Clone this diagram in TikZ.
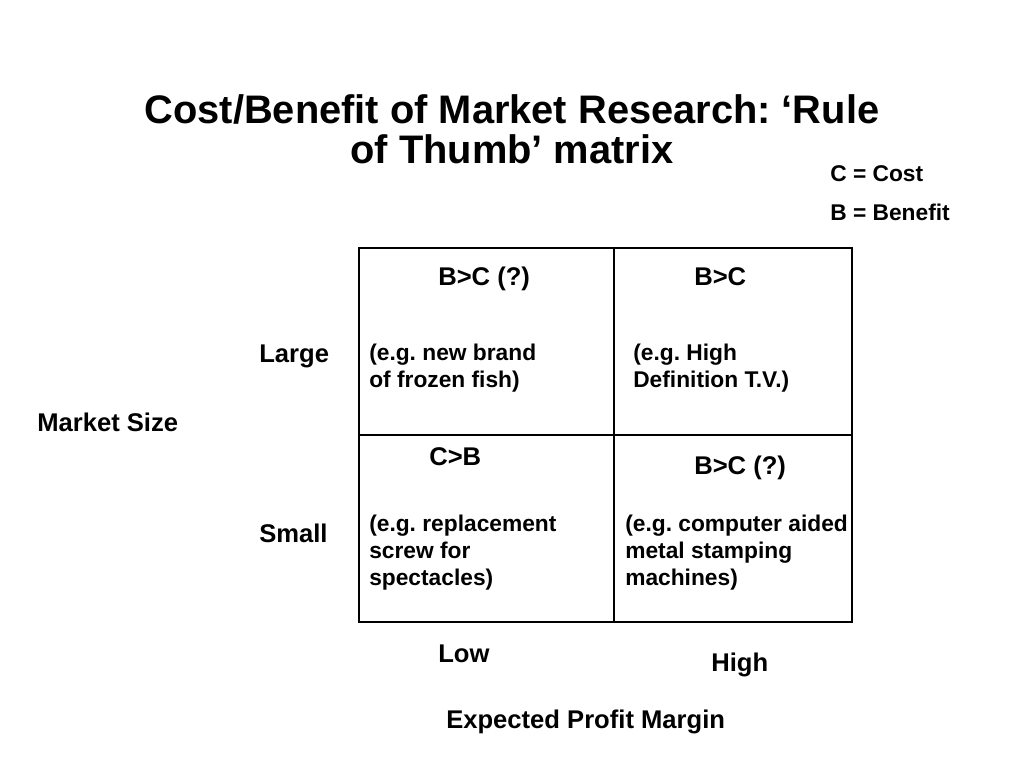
\documentclass[tikz,border=0pt]{standalone}
\usepackage{fontspec}
\setmainfont{Liberation Sans}
\usepackage{tikz}
\frenchspacing

\begin{document}
\begin{tikzpicture}[x=0.703125pt,y=-0.703125pt,inner sep=0pt]
\tikzstyle{axis label}=[anchor=base west,font=\fontsize{18}{22}\selectfont\bfseries]
\tikzstyle{cell head}=[anchor=base west,font=\fontsize{18}{22}\selectfont\bfseries]
\tikzstyle{cell text}=[anchor=north west,align=left,font=\fontsize{16}{19}\selectfont\bfseries]
\tikzstyle{key}=[anchor=base west,font=\fontsize{16}{19}\selectfont\bfseries]
\useasboundingbox (0,0) rectangle (1024,768);
% title and key
\node[anchor=north,align=center,font=\fontsize{28}{28.6}\selectfont\bfseries] (title) at (512,94) {Cost/Benefit of Market Research: ‘Rule\\of Thumb’ matrix};
\node[key] (keyC) at (830,182) {C = Cost};
\node[key] (keyB) at (830,221) {B = Benefit};
% the grid
\coordinate (NW) at (359,248);
\coordinate (SE) at (852,622);
\coordinate (Ntop) at (614,248);
\coordinate (Nbot) at (614,622);
\coordinate (Wmid) at (359,435);
\coordinate (Emid) at (852,435);
\draw[line width=1pt] (NW) rectangle (SE);
\draw[line width=1pt] (Ntop) -- (Nbot) (Wmid) -- (Emid);
% cells
\node[cell head] (hLL) at (438,286) {B>C (?)};
\node[cell text] (tLL) at (369,343.4) {(e.g. new brand\\of frozen fish)};
\node[cell head] (hHL) at (694,286) {B>C};
\node[cell text] (tHL) at (633,343.4) {(e.g. High\\Definition T.V.)};
\node[cell head] (hLS) at (429,465) {C>B};
\node[cell text] (tLS) at (369,514.4) {(e.g. replacement\\screw for\\spectacles)};
\node[cell head] (hHS) at (694,474) {B>C (?)};
\node[cell text] (tHS) at (625,514.4) {(e.g. computer aided\\metal stamping\\machines)};
% axes
\node[axis label] (large) at (259,362) {Large};
\node[axis label] (small) at (259,542) {Small};
\node[axis label] (size) at (37,431) {Market Size};
\node[axis label] (low) at (438,662) {Low};
\node[axis label] (high) at (711,671) {High};
\node[axis label] (margin) at (446,728) {Expected Profit Margin};
\end{tikzpicture}
\end{document}
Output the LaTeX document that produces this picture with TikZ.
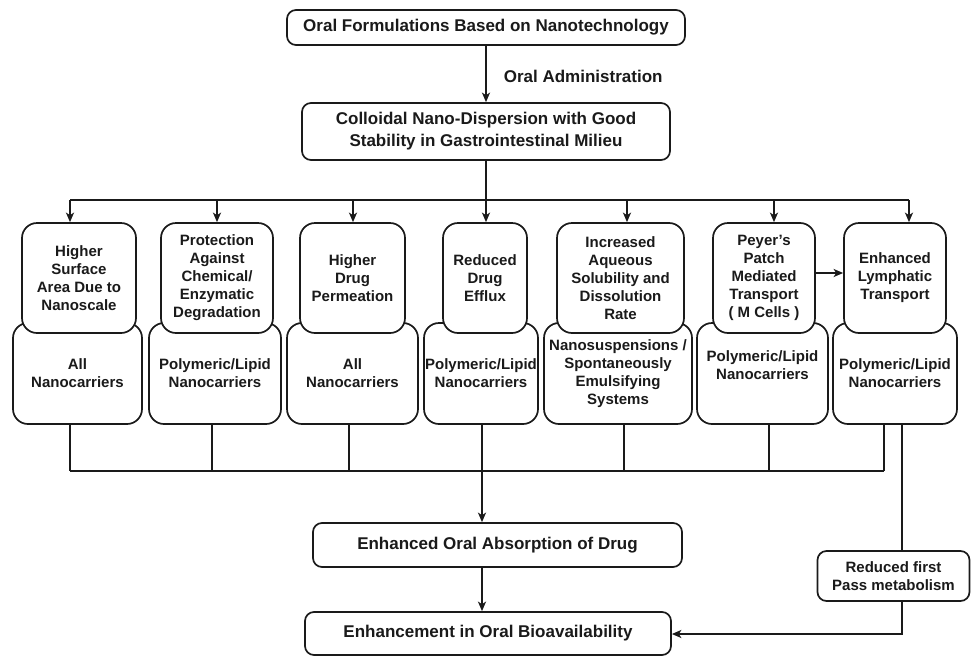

● **Your objective**
Copy the whole listing above word for word but do not carry over the pictures.

● **Written answer**
Clone this diagram in TikZ.
\documentclass[tikz,border=0pt]{standalone}
\usepackage{fontspec}
\setmainfont{Liberation Sans}
\usepackage{tikz}
\frenchspacing

\begin{document}
\begin{tikzpicture}[x=0.703125pt,y=-0.703125pt,inner sep=0pt]
\tikzstyle{axis label}=[anchor=base west,font=\fontsize{18}{22}\selectfont\bfseries]
\tikzstyle{cell head}=[anchor=base west,font=\fontsize{18}{22}\selectfont\bfseries]
\tikzstyle{cell text}=[anchor=north west,align=left,font=\fontsize{16}{19}\selectfont\bfseries]
\tikzstyle{key}=[anchor=base west,font=\fontsize{16}{19}\selectfont\bfseries]
\useasboundingbox (0,0) rectangle (1024,768);
% title and key
\node[anchor=north,align=center,font=\fontsize{28}{28.6}\selectfont\bfseries] (title) at (512,94) {Cost/Benefit of Market Research: ‘Rule\\of Thumb’ matrix};
\node[key] (keyC) at (830,182) {C = Cost};
\node[key] (keyB) at (830,221) {B = Benefit};
% the grid
\coordinate (NW) at (359,248);
\coordinate (SE) at (852,622);
\coordinate (Ntop) at (614,248);
\coordinate (Nbot) at (614,622);
\coordinate (Wmid) at (359,435);
\coordinate (Emid) at (852,435);
\draw[line width=1pt] (NW) rectangle (SE);
\draw[line width=1pt] (Ntop) -- (Nbot) (Wmid) -- (Emid);
% cells
\node[cell head] (hLL) at (438,286) {B>C (?)};
\node[cell text] (tLL) at (369,343.4) {(e.g. new brand\\of frozen fish)};
\node[cell head] (hHL) at (694,286) {B>C};
\node[cell text] (tHL) at (633,343.4) {(e.g. High\\Definition T.V.)};
\node[cell head] (hLS) at (429,465) {C>B};
\node[cell text] (tLS) at (369,514.4) {(e.g. replacement\\screw for\\spectacles)};
\node[cell head] (hHS) at (694,474) {B>C (?)};
\node[cell text] (tHS) at (625,514.4) {(e.g. computer aided\\metal stamping\\machines)};
% axes
\node[axis label] (large) at (259,362) {Large};
\node[axis label] (small) at (259,542) {Small};
\node[axis label] (size) at (37,431) {Market Size};
\node[axis label] (low) at (438,662) {Low};
\node[axis label] (high) at (711,671) {High};
\node[axis label] (margin) at (446,728) {Expected Profit Margin};
\end{tikzpicture}
\end{document}
Output the LaTeX document that produces this picture with TikZ.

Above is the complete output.